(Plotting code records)
------------------------------------------------------------------------
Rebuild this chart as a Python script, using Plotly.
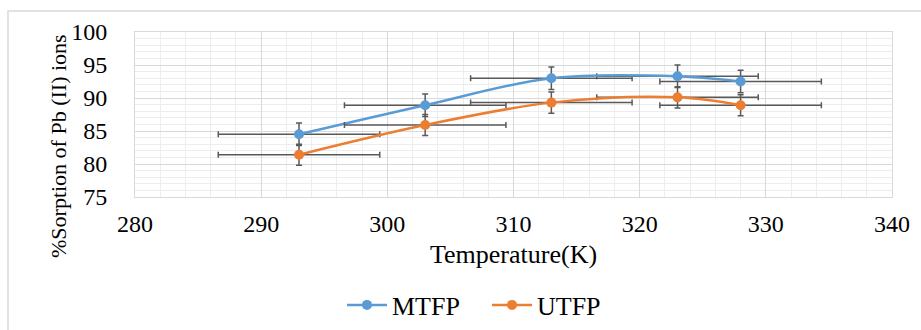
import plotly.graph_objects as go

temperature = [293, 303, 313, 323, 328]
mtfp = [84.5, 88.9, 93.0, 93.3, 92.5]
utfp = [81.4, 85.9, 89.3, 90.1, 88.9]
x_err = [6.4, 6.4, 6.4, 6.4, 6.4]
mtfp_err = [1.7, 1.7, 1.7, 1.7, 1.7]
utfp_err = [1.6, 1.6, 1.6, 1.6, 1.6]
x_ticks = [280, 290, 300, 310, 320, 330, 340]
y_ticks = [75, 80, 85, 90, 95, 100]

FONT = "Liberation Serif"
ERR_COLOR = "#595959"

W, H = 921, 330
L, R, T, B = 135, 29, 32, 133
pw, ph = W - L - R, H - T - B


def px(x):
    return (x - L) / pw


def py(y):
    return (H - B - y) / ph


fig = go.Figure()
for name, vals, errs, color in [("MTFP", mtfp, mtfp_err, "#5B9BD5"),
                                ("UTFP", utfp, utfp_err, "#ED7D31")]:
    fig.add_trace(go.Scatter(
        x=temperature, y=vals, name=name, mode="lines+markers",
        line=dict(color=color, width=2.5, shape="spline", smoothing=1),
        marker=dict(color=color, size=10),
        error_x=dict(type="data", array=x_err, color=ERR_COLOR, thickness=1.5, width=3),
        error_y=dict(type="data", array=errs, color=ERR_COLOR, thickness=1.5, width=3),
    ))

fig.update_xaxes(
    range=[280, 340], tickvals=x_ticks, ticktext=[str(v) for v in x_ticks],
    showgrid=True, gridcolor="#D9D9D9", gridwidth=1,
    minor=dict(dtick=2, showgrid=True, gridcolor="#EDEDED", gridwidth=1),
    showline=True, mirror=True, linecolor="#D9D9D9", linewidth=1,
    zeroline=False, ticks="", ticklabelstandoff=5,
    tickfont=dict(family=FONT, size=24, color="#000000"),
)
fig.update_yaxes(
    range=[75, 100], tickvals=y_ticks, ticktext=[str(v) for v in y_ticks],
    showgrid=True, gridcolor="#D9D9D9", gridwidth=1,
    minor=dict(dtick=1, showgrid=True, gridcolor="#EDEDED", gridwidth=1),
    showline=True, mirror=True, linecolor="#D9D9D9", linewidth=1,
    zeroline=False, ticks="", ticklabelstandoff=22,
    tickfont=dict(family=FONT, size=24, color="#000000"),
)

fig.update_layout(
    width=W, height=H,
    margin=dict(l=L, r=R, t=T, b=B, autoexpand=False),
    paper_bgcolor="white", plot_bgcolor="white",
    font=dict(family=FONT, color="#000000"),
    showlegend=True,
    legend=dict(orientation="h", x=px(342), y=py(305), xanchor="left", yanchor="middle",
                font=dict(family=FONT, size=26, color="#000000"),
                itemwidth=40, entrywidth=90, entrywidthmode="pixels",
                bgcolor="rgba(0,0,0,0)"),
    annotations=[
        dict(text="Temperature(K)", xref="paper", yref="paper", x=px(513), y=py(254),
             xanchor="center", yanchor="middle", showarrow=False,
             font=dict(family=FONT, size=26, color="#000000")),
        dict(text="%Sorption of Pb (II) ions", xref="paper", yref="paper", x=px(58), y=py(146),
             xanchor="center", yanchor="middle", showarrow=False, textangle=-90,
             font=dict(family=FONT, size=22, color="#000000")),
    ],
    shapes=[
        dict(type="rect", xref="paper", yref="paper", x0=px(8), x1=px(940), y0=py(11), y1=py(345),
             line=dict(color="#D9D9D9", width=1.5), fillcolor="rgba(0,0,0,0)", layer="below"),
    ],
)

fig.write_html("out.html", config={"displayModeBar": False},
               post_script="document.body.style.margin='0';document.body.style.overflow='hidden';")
------------------------------------------------------------------------
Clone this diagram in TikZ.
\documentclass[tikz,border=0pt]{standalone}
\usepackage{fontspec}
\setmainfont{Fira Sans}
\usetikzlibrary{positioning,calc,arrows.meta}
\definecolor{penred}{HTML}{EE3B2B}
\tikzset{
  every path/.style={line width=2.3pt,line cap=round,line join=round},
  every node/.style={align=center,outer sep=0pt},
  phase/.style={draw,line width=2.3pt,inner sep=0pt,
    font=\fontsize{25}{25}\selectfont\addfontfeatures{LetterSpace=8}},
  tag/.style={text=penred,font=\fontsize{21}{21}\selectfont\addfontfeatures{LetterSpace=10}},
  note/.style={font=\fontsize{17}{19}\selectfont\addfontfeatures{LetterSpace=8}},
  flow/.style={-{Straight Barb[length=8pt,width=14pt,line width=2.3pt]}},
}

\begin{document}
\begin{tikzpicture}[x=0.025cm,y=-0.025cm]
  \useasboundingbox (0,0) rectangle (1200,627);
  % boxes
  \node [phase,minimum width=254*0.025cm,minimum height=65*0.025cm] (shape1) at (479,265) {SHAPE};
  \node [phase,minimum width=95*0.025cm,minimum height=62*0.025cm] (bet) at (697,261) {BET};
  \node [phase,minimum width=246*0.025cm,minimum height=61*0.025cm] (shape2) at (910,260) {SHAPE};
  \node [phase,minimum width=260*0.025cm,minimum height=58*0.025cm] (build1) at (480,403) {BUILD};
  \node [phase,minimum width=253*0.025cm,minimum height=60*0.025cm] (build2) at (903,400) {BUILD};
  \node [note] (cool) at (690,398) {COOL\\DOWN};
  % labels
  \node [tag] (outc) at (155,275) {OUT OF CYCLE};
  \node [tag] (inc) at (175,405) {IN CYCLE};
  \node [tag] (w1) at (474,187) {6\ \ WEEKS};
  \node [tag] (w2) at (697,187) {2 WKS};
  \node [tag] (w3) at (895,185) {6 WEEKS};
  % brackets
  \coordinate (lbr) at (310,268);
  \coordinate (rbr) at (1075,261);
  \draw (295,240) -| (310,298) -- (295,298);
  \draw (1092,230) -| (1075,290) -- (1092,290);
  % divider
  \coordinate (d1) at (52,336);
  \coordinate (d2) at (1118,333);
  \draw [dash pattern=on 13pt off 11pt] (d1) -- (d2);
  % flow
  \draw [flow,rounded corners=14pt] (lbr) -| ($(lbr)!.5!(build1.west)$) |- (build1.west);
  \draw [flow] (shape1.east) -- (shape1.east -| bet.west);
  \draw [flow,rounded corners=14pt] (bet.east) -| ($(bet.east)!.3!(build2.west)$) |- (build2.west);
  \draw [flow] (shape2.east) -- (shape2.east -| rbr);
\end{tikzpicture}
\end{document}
------------------------------------------------------------------------
Beginning at the line above that contains "Rebuild this chart", repeat each line exactly through the one that contains "return (H - B - y) / ph", and leave out the pictures.

> [Exercise response]:
Rebuild this chart as a Python script, using Plotly.
import plotly.graph_objects as go

temperature = [293, 303, 313, 323, 328]
mtfp = [84.5, 88.9, 93.0, 93.3, 92.5]
utfp = [81.4, 85.9, 89.3, 90.1, 88.9]
x_err = [6.4, 6.4, 6.4, 6.4, 6.4]
mtfp_err = [1.7, 1.7, 1.7, 1.7, 1.7]
utfp_err = [1.6, 1.6, 1.6, 1.6, 1.6]
x_ticks = [280, 290, 300, 310, 320, 330, 340]
y_ticks = [75, 80, 85, 90, 95, 100]

FONT = "Liberation Serif"
ERR_COLOR = "#595959"

W, H = 921, 330
L, R, T, B = 135, 29, 32, 133
pw, ph = W - L - R, H - T - B


def px(x):
    return (x - L) / pw


def py(y):
    return (H - B - y) / ph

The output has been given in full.